COLLECTED MATERIAL:
- - - - -

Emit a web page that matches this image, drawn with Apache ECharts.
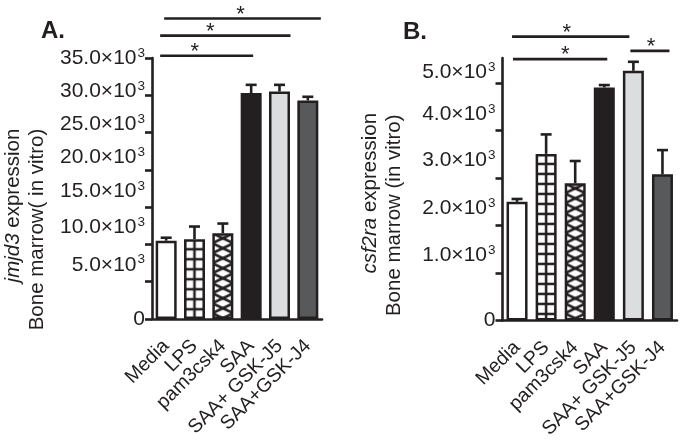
<!DOCTYPE html>
<html><head><meta charset="utf-8">
<script src="https://cdn.jsdelivr.net/npm/echarts@6/dist/echarts.min.js"></script>
<style>html,body{margin:0;padding:0;background:#fff}#c{width:680px;height:444px}</style>
</head><body><div id="c"></div>
<script>
// ---------- data ----------
const categories = ['Media', 'LPS', 'pam3csk4', 'SAA', 'SAA+ GSK-J5', 'SAA+GSK-J4'];
const jmjd3Values = [10500, 10700, 11500, 30300, 30500, 29300];
const jmjd3Errors = [400, 1700, 1300, 1100, 900, 500];
const csf2raValues = [2500, 3510, 2890, 4910, 5260, 3080];
const csf2raErrors = [60, 410, 470, 50, 190, 510];
const jmjd3TickValues = [0, 5000, 10000, 15000, 20000, 25000, 30000, 35000];
const jmjd3TickLabels = ['0', '5.0×10³', '10.0×10³', '15.0×10³', '20.0×10³', '25.0×10³', '30.0×10³', '35.0×10³'];
const csf2raTickValues = [0, 1000, 2000, 3000, 4000, 5000];
const csf2raTickLabels = ['0', '1.0×10³', '2.0×10³', '3.0×10³', '4.0×10³', '5.0×10³'];
const jmjd3AxisMax = 35000;
const csf2raAxisMax = 5530;
const jmjd3Title = ['jmjd3', ' expression', 'Bone marrow( in vitro)'];
const csf2raTitle = ['csf2ra', ' expression', 'Bone marrow (in vitro)'];
// significance brackets: category index range and height in axis units
const jmjd3Brackets = [{from: 0, to: 5, y: 40300}, {from: 0, to: 4, y: 38000}, {from: 0, to: 3, y: 35300}];
const csf2raBrackets = [{from: 0, to: 4, y: 5982}, {from: 0, to: 3, y: 5506}, {from: 4, to: 5, y: 5681}];

// ---------- style ----------
const INK = '#231f20';
const FONT = '"Liberation Sans", Arial, Helvetica, sans-serif';
const BAR_W = 21;
const labelShiftA = {5000: 17, 10000: 17, 15000: 16, 20000: 13, 25000: 8, 30000: 4};
const labelShiftB = {1000: 18, 2000: 17, 3000: 18, 4000: 16, 5000: 11};
const bracketStyleA = [{dl: -2, dr: 13, sx: -2}, {dl: -6, dr: 11, sx: -15}, {dl: -6, dr: 2, sx: -12}];
const bracketStyleB = [{dl: -5, dr: -4, sx: -4}, {dl: -4, dr: 3, sx: 5}, {dl: -3, dr: 7, sx: 1}];
const titlePadA = [17, 41];
const titlePadB = [4, 26];

function makeGridPattern() {
  const c = document.createElement('canvas'); c.width = 10; c.height = 10;
  const g = c.getContext('2d');
  g.fillStyle = '#fff'; g.fillRect(0, 0, 10, 10);
  g.fillStyle = INK;
  g.fillRect(0, 0, 1.25, 10); g.fillRect(8.75, 0, 1.25, 10);
  g.fillRect(0, 0, 10, 1.25); g.fillRect(0, 8.75, 10, 1.25);
  return c;
}
function makeXPattern() {
  const w = 21, h = 10;
  const c = document.createElement('canvas'); c.width = w; c.height = h;
  const g = c.getContext('2d');
  g.fillStyle = '#fff'; g.fillRect(0, 0, w, h);
  g.strokeStyle = INK; g.lineWidth = 2.6;
  for (let k = -1; k <= 1; k++) {
    g.beginPath(); g.moveTo(0, k * h); g.lineTo(w, k * h + h); g.stroke();
    g.beginPath(); g.moveTo(w, k * h); g.lineTo(0, k * h + h); g.stroke();
  }
  return c;
}
const gridCanvas = makeGridPattern();
const xCanvas = makeXPattern();
const fills = ['#ffffff', 'grid', 'x', INK, '#dcdddf', '#58595b'];

function tickRich(shifts) {
  const rich = {
    n: {fontSize: 21, lineHeight: 24, color: INK, fontFamily: FONT},
    s: {fontSize: 13.5, lineHeight: 13, verticalAlign: 'top', color: INK, fontFamily: FONT, padding: [0, 0, 0, 1]}
  };
  Object.values(shifts).forEach(s => { rich['g' + s] = {fontSize: 1, lineHeight: 2 * s}; });
  return rich;
}
function tickFormatter(values, labels, shifts) {
  return function (v) {
    const i = values.indexOf(v);
    if (i < 0) return '';
    const lab = labels[i];
    let out = lab.endsWith('³') ? '{n|' + lab.slice(0, -1) + '}{s|3}' : '{n|' + lab + '}';
    if (shifts[v]) out += '\n{g' + shifts[v] + '| }';
    return out;
  };
}
function titleText(t, pads) {
  return '{i|' + t[0] + '}{r|' + t[1] + '}{p' + pads[0] + '| }\n{r|' + t[2] + '}{p' + pads[1] + '| }';
}
function titleRich(pads) {
  const rich = {
    i: {fontStyle: 'italic', fontSize: 20.5, lineHeight: 24, color: INK, fontFamily: FONT},
    r: {fontSize: 20.5, lineHeight: 24, color: INK, fontFamily: FONT}
  };
  pads.forEach(p => { rich['p' + p] = {fontSize: 1, width: 2 * p}; });
  return rich;
}

function xAxisCfg(gi) {
  return {
    type: 'category', gridIndex: gi, data: categories,
    axisLine: {lineStyle: {color: INK, width: 2.6}},
    axisTick: {alignWithLabel: true, length: 8, lineStyle: {color: INK, width: 2.6}},
    axisLabel: {rotate: 45, fontSize: 19.5, color: INK, fontFamily: FONT, margin: 24, interval: 0}
  };
}
function yAxisCfg(gi, max, interval, tv, tl, shifts, title, pads, gap) {
  return {
    type: 'value', gridIndex: gi, min: 0, max: max, interval: interval,
    axisLine: {show: true, lineStyle: {color: INK, width: 2.6}},
    axisTick: {show: true, length: 7, lineStyle: {color: INK, width: 2.6}, customValues: tv},
    splitLine: {show: false},
    axisLabel: {color: INK, margin: 7, customValues: tv, formatter: tickFormatter(tv, tl, shifts), rich: tickRich(shifts)},
    name: titleText(title, pads), nameLocation: 'middle', nameRotate: 90, nameGap: gap,
    nameTextStyle: {color: INK, fontFamily: FONT, fontSize: 20.5, lineHeight: 24, rich: titleRich(pads)}
  };
}

function barData(values, patternPos) {
  return values.map((v, i) => {
    let color = fills[i];
    if (color === 'grid') {
      const p = patternPos ? patternPos[i] : {cx: 0, top: 0};
      color = {image: gridCanvas, repeat: 'repeat', x: p.cx, y: p.top};
    } else if (color === 'x') {
      const p = patternPos ? patternPos[i] : {cx: 0, top: 0};
      color = {image: xCanvas, repeat: 'repeat', x: p.cx - BAR_W / 2, y: p.top};
    }
    return {value: v, itemStyle: {color: color}};
  });
}
function errRender(params, api) {
  const idx = api.value(0), v = api.value(1), e = api.value(2);
  const p0 = api.coord([idx, v]), p1 = api.coord([idx, v + e]);
  const st = {stroke: INK, lineWidth: 2.6};
  return {type: 'group', children: [
    {type: 'line', shape: {x1: p0[0], y1: p0[1], x2: p1[0], y2: p1[1]}, style: st},
    {type: 'line', shape: {x1: p1[0] - 5.5, y1: p1[1], x2: p1[0] + 5.5, y2: p1[1]}, style: st}
  ]};
}
function series(gi, values, errors, pos) {
  return [
    {type: 'bar', xAxisIndex: gi, yAxisIndex: gi, barWidth: BAR_W, data: barData(values, pos),
     itemStyle: {borderColor: INK, borderWidth: 2.5}, z: 2},
    {type: 'custom', xAxisIndex: gi, yAxisIndex: gi, renderItem: errRender, z: 3,
     data: values.map((v, i) => [i, v, errors[i]]), encode: {x: 0, y: 1}}
  ];
}

const chart = echarts.init(document.getElementById('c'), null, {renderer: 'canvas'});
function buildOption(posA, posB, graphic) {
  return {
    animation: false,
    backgroundColor: '#fff',
    title: [
      {text: 'A.', left: 36, top: 14, textStyle: {fontSize: 24, fontWeight: 'bold', color: INK, fontFamily: FONT}},
      {text: 'B.', left: 398, top: 15, textStyle: {fontSize: 24, fontWeight: 'bold', color: INK, fontFamily: FONT}}
    ],
    grid: [
      {left: 147.5, top: 58, width: 174.5, height: 261},
      {left: 502.5, top: 58, width: 174.5, height: 262.5}
    ],
    xAxis: [xAxisCfg(0), xAxisCfg(1)],
    yAxis: [
      yAxisCfg(0, jmjd3AxisMax, 5000, jmjd3TickValues, jmjd3TickLabels, labelShiftA, jmjd3Title, titlePadA, 103),
      yAxisCfg(1, csf2raAxisMax, 1000, csf2raTickValues, csf2raTickLabels, labelShiftB, csf2raTitle, titlePadB, 96)
    ],
    series: [].concat(series(0, jmjd3Values, jmjd3Errors, posA), series(1, csf2raValues, csf2raErrors, posB)),
    graphic: graphic || []
  };
}
chart.setOption(buildOption(null, null, null));

function positions(gi, values) {
  return values.map((v, i) => {
    const p = chart.convertToPixel({gridIndex: gi}, [i, v]);
    return {cx: p[0], top: p[1]};
  });
}
function bracketGraphics(gi, brackets, styles) {
  const out = [];
  brackets.forEach((b, k) => {
    const s = styles[k];
    const p1 = chart.convertToPixel({gridIndex: gi}, [b.from, b.y]);
    const p2 = chart.convertToPixel({gridIndex: gi}, [b.to, b.y]);
    const x1 = p1[0] + s.dl, x2 = p2[0] + s.dr, y = p1[1];
    out.push({type: 'line', shape: {x1: x1, y1: y, x2: x2, y2: y}, style: {stroke: INK, lineWidth: 2.7}, z: 10});
    out.push({type: 'text', x: (x1 + x2) / 2 + s.sx, y: y - 4, z: 10,
      style: {text: '*', fontSize: 22, fontFamily: FONT, fill: INK, align: 'center', verticalAlign: 'middle'}});
  });
  return out;
}
const posA = positions(0, jmjd3Values), posB = positions(1, csf2raValues);
const graphics = bracketGraphics(0, jmjd3Brackets, bracketStyleA).concat(bracketGraphics(1, csf2raBrackets, bracketStyleB));
chart.setOption(buildOption(posA, posB, graphics), {notMerge: true});
</script>
</body></html>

- - - - -

SET TASK: Copy out every line with the word "image".

PROBLEM SOLUTION:
Emit a web page that matches this image, drawn with Apache ECharts.
      color = {image: gridCanvas, repeat: 'repeat', x: p.cx, y: p.top};
      color = {image: xCanvas, repeat: 'repeat', x: p.cx - BAR_W / 2, y: p.top};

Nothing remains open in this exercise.